Last weekend, I attended a conference for the Texas Master Naturalist group I’m a member of. While most of what I learned was more nature-oriented, one session I went to got me thinking a lot about our roles as renovators with respect to conserving water. I realized that, if we are already going to be trying to make the landscaping at houses we renovate attractive, we could also help out the environment by making them water friendly.
I’ve always been a fan of using native plants suited to the location of each house. But I hadn’t thought too much about using the landscape to help water act more naturally.
If you live around the Austin area, or much of Texas, you will see the large detention/retention ponds near businesses. The idea behind these is that they will collect runoff from impervious parking areas and buildings, and collect them in a place where they can slowly filter into the aquifer, rather than running off into the drainage system, into creeks, into rivers, and out to sea. This is how the water cycle naturally goes, and I got a good reminder of it when I visited a cave recently. It was dripping from rains that had fallen days ago. This slow flow is how we refill the aquifers from which many of us get our drinking water.
Enter Rain Gardens!
The presenter at our conference, Chris Maxwell-Gaines of Innovative Water Solutions, talked a lot about the use of rain gardens, which channel roof runoff into a depression in your yard, allowing it to slowly sink in, rather than running down the road to the culvert.

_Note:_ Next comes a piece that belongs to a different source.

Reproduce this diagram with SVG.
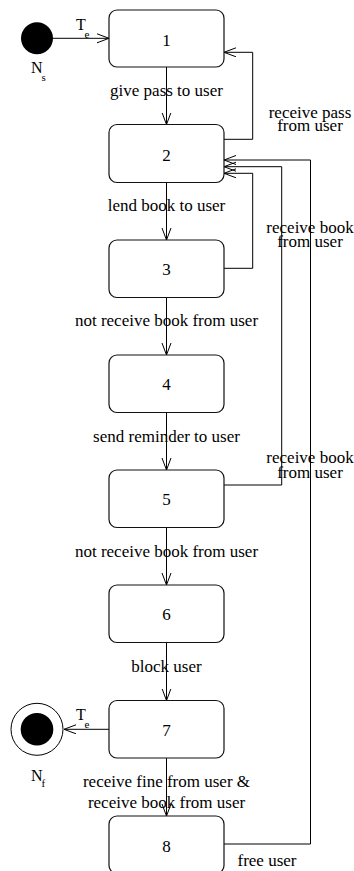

What had never occurred to me at all was the technique of cutting into the curb of a house on a slope, and directing runoff into a curbside rain garden. You can water your “swale” (or whatever you call the area between the road and sidewalk) that way. They have lots of photos on their website.
Oddly enough, Lee and I had been talking about an area in front of our house, where water insists on forming a little stream and settling. His attempts at filling it in haven’t worked, since the flow from our roof is so strong when it’s raining hard, like it’s been lately. We had the ideato make it into a dry stream, ending in a seasonal pond. Now we can work on making it a rain garden! I guess the plants will have to be dog friendly, but it sounds good.
Rainwater is free, so why not use it to make houses look good for resale AND help the earth at the same time.
Beyond the Landscape
Depending on the neighborhood we renovate in, we need to remember to consider other water-saving devices. For example, in Austin, watering your outside plants is often severely restricted. In addition to choosing to xeriscape or use drought-tolerant plants, we might consider adding rain barrels. Even small ones can help, and some of the large ones look pretty nice.
In rural areas, collecting rainwater also makes sense, as many locations rely only on wells, which are becoming more and more unreliable these days. Having rainwater as a backup can make a property much more desirable.
I’m really inspired to include water conservation techniques in future renovations, when possible.